THERMODYNAMICS OF COMPOSITIONALLY COMPLEX (“HIGH-ENTROPY”) OXIDES

Tsvetkov, D.S.; Sereda, A.V.; Sereda, V.V.; Malyshkin, D.A.; Ivanov, I.L.; Bajenova, I.A.; Kuzovchikov, S.V.; Khvan, A.V.; Zuev, A.Yu.

THERMODYNAMICS OF COMPOSITIONALLY COMPLEX (“HIGH-ENTROPY”) OXIDES

Tsvetkov D.S.⁽¹⁾, Sereda A.V.⁽¹⁾, Sereda V.V.⁽¹⁾, Malyshkin D.A.⁽¹⁾, Ivanov I.L.⁽¹⁾,
Bajenova I.A.⁽²⁾, Kuzovchikov S.V.⁽²⁾, Khvan A.V.⁽²⁾, Zuev A.Yu.⁽¹⁾

⁽¹⁾ Ural Federal University

620002, Ekaterinburg, Mira st., 19

⁽²⁾ Moscow State University

119991, Moscow, Leninskie Gory, 1

In the current scientific literature, the “high-entropy oxide” (HEO) term is often applied rather loosely to oxides containing five or more metal cations within one sublattice, typically in equimolar proportions. In theory, if an assumption of random mixing holds true, such an oxide phase possesses a configurational entropy ΔS_conf ≥ Rln(5) per formula unit. This additional contribution to the total entropy of a HEO may boost its thermodynamic stability and is believed to play a significant, if not dominant, role in stabilizing some HEOs, especially those that are metastable at low temperatures. Consequently, HEO phases may comprise cations in atypical for them crystal structures – for instance, Zn and Cu in the rock-salt structure of (Co,Cu,Mg,Ni,Zn)O – possessing interesting properties that are not merely averages of the properties of simple oxide constituents. This possibility is what makes HEOs increasingly attractive research objects.

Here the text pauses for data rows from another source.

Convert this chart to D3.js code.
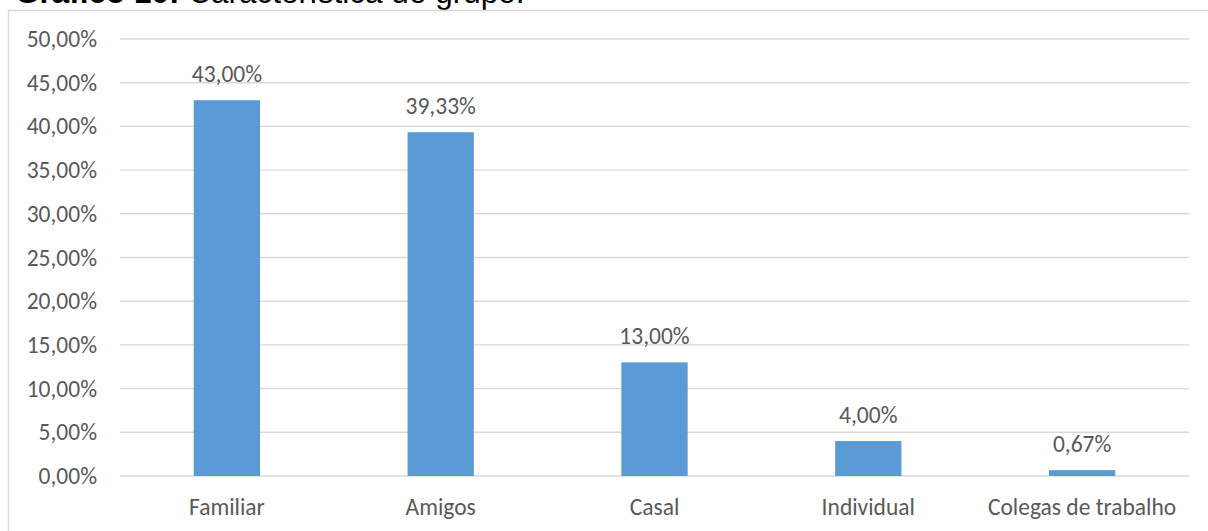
<!DOCTYPE html>
<html>
<head>
<meta charset="utf-8">
<script src="https://cdn.jsdelivr.net/npm/d3@7"></script>
<style>
  body { margin: 0; background: #fff; }
  svg { display: block; }
  .tick text, .val, .cat { font-family: Calibri, Carlito, Lato, sans-serif; fill: #595959; }
</style>
</head>
<body>
<div id="chart"></div>
<script>
// Gráfico 10: Característica do grupo
const categories = ['Familiar', 'Amigos', 'Casal', 'Individual', 'Colegas de trabalho'];
const values = [43.00, 39.33, 13.00, 4.00, 0.67];
const yTicks = [0, 5, 10, 15, 20, 25, 30, 35, 40, 45, 50];

const W = 1208, H = 531;
const margin = { top: 39, right: 19, bottom: 55, left: 120 };
const width = W - margin.left - margin.right;
const height = H - margin.top - margin.bottom;
const fontSize = '23.5px';

const fmt = (v) => v.toFixed(2).replace('.', ',') + '%';

const svg = d3.select('#chart').append('svg')
  .attr('width', W)
  .attr('height', H);

// title, cut by the top of the picture
const title = svg.append('text')
  .attr('x', 15)
  .attr('y', 3)
  .style('font-family', 'Liberation Sans, Arial, sans-serif')
  .style('font-size', '31.5px')
  .style('fill', '#000');
title.append('tspan').style('font-weight', 'bold').text('Gráfico 10:');
title.append('tspan').text(' Característica do grupo.');

// chart frame (only top and left edges are in view)
svg.append('path')
  .attr('d', `M8.5,${H} V10.5 H${W}`)
  .attr('fill', 'none')
  .attr('stroke', '#d9d9d9')
  .attr('stroke-width', 1.3);

const plot = svg.append('g')
  .attr('transform', `translate(${margin.left},${margin.top})`);

const x = d3.scaleBand().domain(categories).range([0, width]);
const y = d3.scaleLinear().domain([0, 50]).range([height, 0]);

// gridlines
plot.append('g')
  .selectAll('line')
  .data(yTicks)
  .join('line')
  .attr('x1', 0)
  .attr('x2', width)
  .attr('y1', (d) => y(d))
  .attr('y2', (d) => y(d))
  .attr('stroke', '#d9d9d9')
  .attr('stroke-width', 1.4);

// y axis labels
const yAxis = plot.append('g')
  .call(d3.axisLeft(y).tickValues(yTicks).tickFormat(fmt).tickSize(0).tickPadding(23));
yAxis.select('.domain').remove();
yAxis.selectAll('text').style('font-size', fontSize);

// bars
const barW = x.bandwidth() * 0.31;
plot.append('g')
  .selectAll('rect')
  .data(values)
  .join('rect')
  .attr('x', (d, i) => x(categories[i]) + (x.bandwidth() - barW) / 2)
  .attr('y', (d) => y(d))
  .attr('width', barW)
  .attr('height', (d) => y(0) - y(d))
  .attr('fill', '#5b9bd5');

// value labels
plot.append('g')
  .selectAll('text')
  .data(values)
  .join('text')
  .attr('class', 'val')
  .attr('x', (d, i) => x(categories[i]) + x.bandwidth() / 2)
  .attr('y', (d) => y(d) - 18)
  .attr('text-anchor', 'middle')
  .style('font-size', fontSize)
  .text(fmt);

// category labels
plot.append('g')
  .selectAll('text')
  .data(categories)
  .join('text')
  .attr('class', 'cat')
  .attr('x', (d) => x(d) + x.bandwidth() / 2)
  .attr('y', height + 39)
  .attr('text-anchor', 'middle')
  .style('font-size', fontSize)
  .text((d) => d);
</script>
</body>
</html>
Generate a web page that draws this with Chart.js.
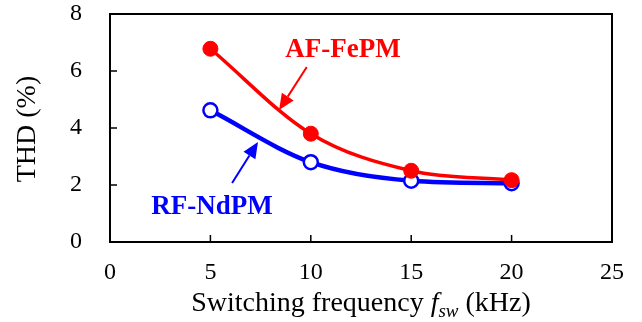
<!DOCTYPE html>
<html>
<head>
<meta charset="utf-8">
<script src="https://cdn.jsdelivr.net/npm/chart.js@4"></script>
<style>
  html, body { margin: 0; padding: 0; background: #fff; }
  #wrap { width: 642px; height: 322px; }
</style>
</head>
<body>
<div id="wrap"><canvas id="thdChart" width="642" height="322"></canvas></div>
<script>
// Data
const frequencies = [5, 10, 15, 20];            // kHz
const thdAfFePM = [6.78, 3.8, 2.5, 2.17];       // %
const thdRfNdPM = [4.62, 2.8, 2.15, 2.06];      // %
const xTicks = [0, 5, 10, 15, 20, 25];
const yTicks = [0, 2, 4, 6, 8];

const serif = '"Liberation Serif", "Times New Roman", serif';
const RED = '#ff0000';
const BLUE = '#0000ff';

function toPoints(xs, ys) {
    return xs.map((x, i) => ({ x: x, y: ys[i] }));
}

// Draws the frame, inward ticks, axis titles and the labelled arrows
const decorations = {
    id: 'decorations',
    afterDraw(chart) {
        const { ctx, chartArea: a, scales: { x, y } } = chart;
        ctx.save();

        // frame
        ctx.strokeStyle = '#000';
        ctx.lineWidth = 2;
        ctx.strokeRect(a.left, a.top, a.right - a.left, a.bottom - a.top);

        // inward ticks
        ctx.lineWidth = 1.5;
        ctx.beginPath();
        xTicks.forEach(v => {
            const px = x.getPixelForValue(v);
            ctx.moveTo(px, a.bottom);
            ctx.lineTo(px, a.bottom - 7);
        });
        yTicks.forEach(v => {
            const py = y.getPixelForValue(v);
            ctx.moveTo(a.left, py);
            ctx.lineTo(a.left + 7, py);
        });
        ctx.stroke();

        // y axis title
        ctx.fillStyle = '#000';
        ctx.font = '28px ' + serif;
        ctx.textAlign = 'center';
        ctx.textBaseline = 'middle';
        ctx.save();
        ctx.translate(28, 129);
        ctx.rotate(-Math.PI / 2);
        ctx.fillText('THD (%)', 0, 0);
        ctx.restore();

        // x axis title with italic f and subscript sw
        const parts = [
            { t: 'Switching frequency ', f: '28px ' + serif, dy: 0 },
            { t: 'f', f: 'italic 28px ' + serif, dy: 0 },
            { t: 'sw', f: 'italic 19px ' + serif, dy: 6 },
            { t: ' (kHz)', f: '28px ' + serif, dy: 0 }
        ];
        let total = 0;
        parts.forEach(p => { ctx.font = p.f; p.w = ctx.measureText(p.t).width; total += p.w; });
        let cx = (a.left + a.right) / 2 - total / 2;
        ctx.textAlign = 'left';
        ctx.textBaseline = 'alphabetic';
        parts.forEach(p => {
            ctx.font = p.f;
            ctx.fillText(p.t, cx, 311 + p.dy);
            cx += p.w;
        });

        // series labels with arrows
        drawLabel(ctx, 'AF-FePM', RED, x.getPixelForValue(11.6), y.getPixelForValue(6.75));
        drawArrow(ctx, RED, x.getPixelForValue(9.8), y.getPixelForValue(6.14),
                  x.getPixelForValue(8.42), y.getPixelForValue(4.63));
        drawLabel(ctx, 'RF-NdPM', BLUE, x.getPixelForValue(5.08), y.getPixelForValue(1.23));
        drawArrow(ctx, BLUE, x.getPixelForValue(6.08), y.getPixelForValue(2.07),
                  x.getPixelForValue(7.37), y.getPixelForValue(3.51));

        ctx.restore();
    }
};

function drawLabel(ctx, text, color, cx, cy) {
    ctx.fillStyle = color;
    ctx.font = 'bold 27px ' + serif;
    ctx.textAlign = 'center';
    ctx.textBaseline = 'middle';
    ctx.fillText(text, cx, cy);
}

function drawArrow(ctx, color, x0, y0, x1, y1) {
    const ang = Math.atan2(y1 - y0, x1 - x0);
    const head = 16, half = 7;
    const bx = x1 - head * Math.cos(ang), by = y1 - head * Math.sin(ang);
    ctx.strokeStyle = color;
    ctx.fillStyle = color;
    ctx.lineWidth = 2;
    ctx.beginPath();
    ctx.moveTo(x0, y0);
    ctx.lineTo(bx, by);
    ctx.stroke();
    ctx.beginPath();
    ctx.moveTo(x1, y1);
    ctx.lineTo(bx + half * Math.sin(ang), by - half * Math.cos(ang));
    ctx.lineTo(bx - half * Math.sin(ang), by + half * Math.cos(ang));
    ctx.closePath();
    ctx.fill();
}

new Chart(document.getElementById('thdChart'), {
    type: 'line',
    data: {
        datasets: [
            {
                label: 'AF-FePM',
                data: toPoints(frequencies, thdAfFePM),
                borderColor: RED,
                borderWidth: 3.5,
                backgroundColor: RED,
                pointBackgroundColor: RED,
                pointBorderColor: RED,
                pointRadius: 7.5,
                pointBorderWidth: 1,
                cubicInterpolationMode: 'monotone'
            },
            {
                label: 'RF-NdPM',
                data: toPoints(frequencies, thdRfNdPM),
                borderColor: BLUE,
                borderWidth: 4.5,
                backgroundColor: '#fff',
                pointBackgroundColor: '#fff',
                pointBorderColor: BLUE,
                pointRadius: 7,
                pointBorderWidth: 2.5,
                cubicInterpolationMode: 'monotone'
            }
        ]
    },
    options: {
        responsive: false,
        animation: false,
        layout: { padding: { top: 0, right: 30, left: 0, bottom: 0 } },
        plugins: {
            legend: { display: false },
            tooltip: { enabled: false }
        },
        scales: {
            x: {
                type: 'linear',
                min: 0,
                max: 25,
                afterBuildTicks: s => { s.ticks = xTicks.map(v => ({ value: v })); },
                afterFit: s => { s.height = 80; },
                grid: { display: false },
                border: { display: false },
                ticks: { color: '#000', font: { family: serif, size: 24 }, padding: 8, maxRotation: 0 }
            },
            y: {
                min: 0,
                max: 8,
                afterBuildTicks: s => { s.ticks = yTicks.map(v => ({ value: v })); },
                afterFit: s => { s.width = 110; s.paddingTop = 14; s.paddingBottom = 0; },
                grid: { display: false },
                border: { display: false },
                ticks: { color: '#000', font: { family: serif, size: 24 }, padding: 20 }
            }
        }
    },
    plugins: [decorations]
});
</script>
</body>
</html>
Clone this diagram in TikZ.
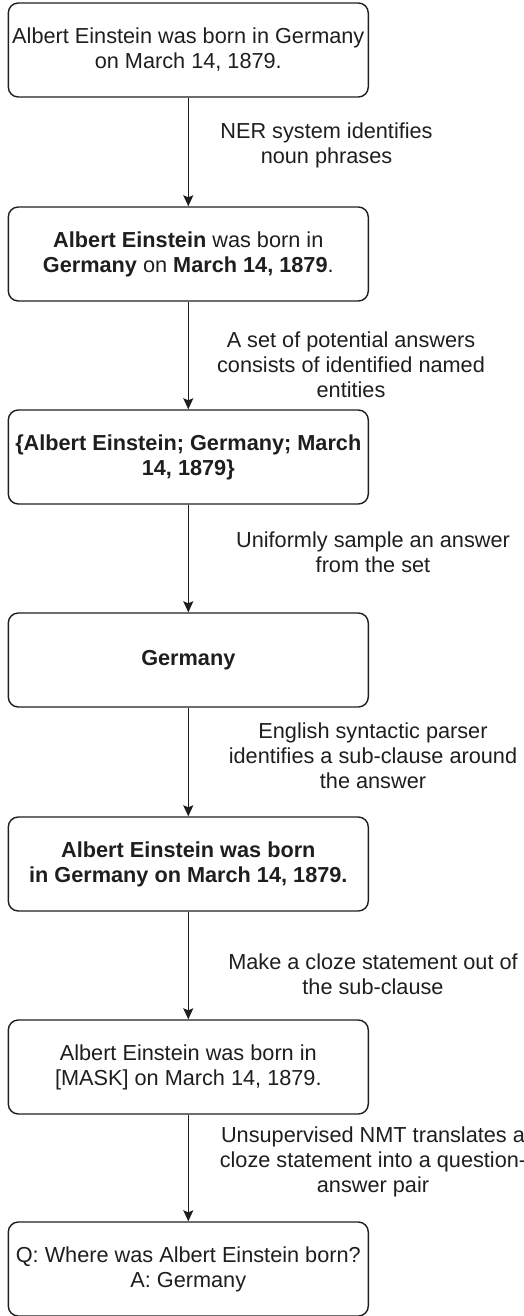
\documentclass[tikz,border=0pt]{standalone}
\usepackage{fontspec}
\setmainfont{Liberation Sans}
\usetikzlibrary{arrows.meta}
\definecolor{ink}{HTML}{1E1E1E}
\begin{document}
\begin{tikzpicture}[x=1pt,y=-1pt,
  every node/.style={text=ink,font=\fontsize{21.7}{25}\selectfont},
  stagebox/.style={draw=ink,line width=1.4pt,rounded corners=10pt,
    minimum width=360pt,minimum height=94pt,align=center,inner sep=0pt},
  edgelabel/.style={align=center,inner sep=0pt},
  flow/.style={draw=ink,line width=1.4pt,-{Stealth[length=11pt,width=10pt,inset=2pt]}}]
\useasboundingbox (0,0) rectangle (524,1316);
\clip (0,0) rectangle (524,1316);

% processing stages
\node[stagebox] (s1) at (188.3,50) {Albert Einstein was born in Germany\\on March 14, 1879.};
\node[stagebox] (s2) at (188.3,254) {\textbf{Albert Einstein} was born in\\\textbf{Germany} on \textbf{March 14, 1879}.};
\node[stagebox] (s3) at (188.3,457) {\textbf{\{Albert Einstein; Germany; March}\\\textbf{14, 1879\}}};
\node[stagebox] (s4) at (188.3,660) {\textbf{Germany}};
\node[stagebox] (s5) at (188.3,864) {\textbf{Albert Einstein was born}\\\textbf{in Germany on March 14, 1879.}};
\node[stagebox] (s6) at (188.3,1067) {Albert Einstein was born in\\{[MASK]} on March 14, 1879.};
\node[stagebox] (s7) at (188.3,1269) {Q: Where was Albert Einstein born?\\A: Germany};

% transitions
\draw[flow] (s1) -- (s2);
\draw[flow] (s2) -- (s3);
\draw[flow] (s3) -- (s4);
\draw[flow] (s4) -- (s5);
\draw[flow] (s5) -- (s6);
\draw[flow] (s6) -- (s7);

% transition descriptions
\node[edgelabel] (l1) at (326.5,145.5) {NER system identifies\\noun phrases};
\node[edgelabel] (l2) at (351,364.5) {A set of potential answers\\consists of identified named\\entities};
\node[edgelabel] (l3) at (373,552.5) {Uniformly sample an answer\\from the set};
\node[edgelabel] (l4) at (373,755.5) {English syntactic parser\\identifies a sub-clause around\\the answer};
\node[edgelabel] (l5) at (373,974.5) {Make a cloze statement out of\\the sub-clause};
\node[edgelabel] (l6) at (373,1162) {Unsupervised NMT translates a\\cloze statement into a question-\\answer pair};
\end{tikzpicture}
\end{document}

However, the great expectations for the enhanced stability and exceptional performance of high-entropy materials are not always met. Even in the field of high-entropy alloys, which have been investigated for nearly twice as long as HEOs, relatively few truly single-phase solid solutions have been identified, and their properties are often determined by the average of the properties of the constituting elements. Likewise, not always do the functional properties of HEOs exceed those of the “low-entropy” oxides. Therefore, while it is not known a priori what exact combination of elements will make up a HEO with outstanding characteristics, it is clear that arbitrary element selection is insufficient. The same applies to stability: one cannot expect to obtain a more stable material simply by adding more cations to an oxide sublattice. As of now, the stability issues of all HEOs, those with unique and mediocre properties alike, remain severely underinvestigated. Moreover, while valuable for rapid screening of the broad composition space in search of new HEOs, the statistical, empirical and purely computational approaches cannot yet be used for the deep analysis of stability and chemical compatibility of particular materials.

It is clear that enthalpy and all kinds of entropy (configurational, vibrational, electronic and magnetic) do contribute to formation and stability thermodynamics of compounds. The extent of these contributions remains to be ascertained with experimental thermodynamic methods. The results of such studies will be discussed in this talk.

This work was financially supported by the Russian Science Foundation (grant № 24-23-00478).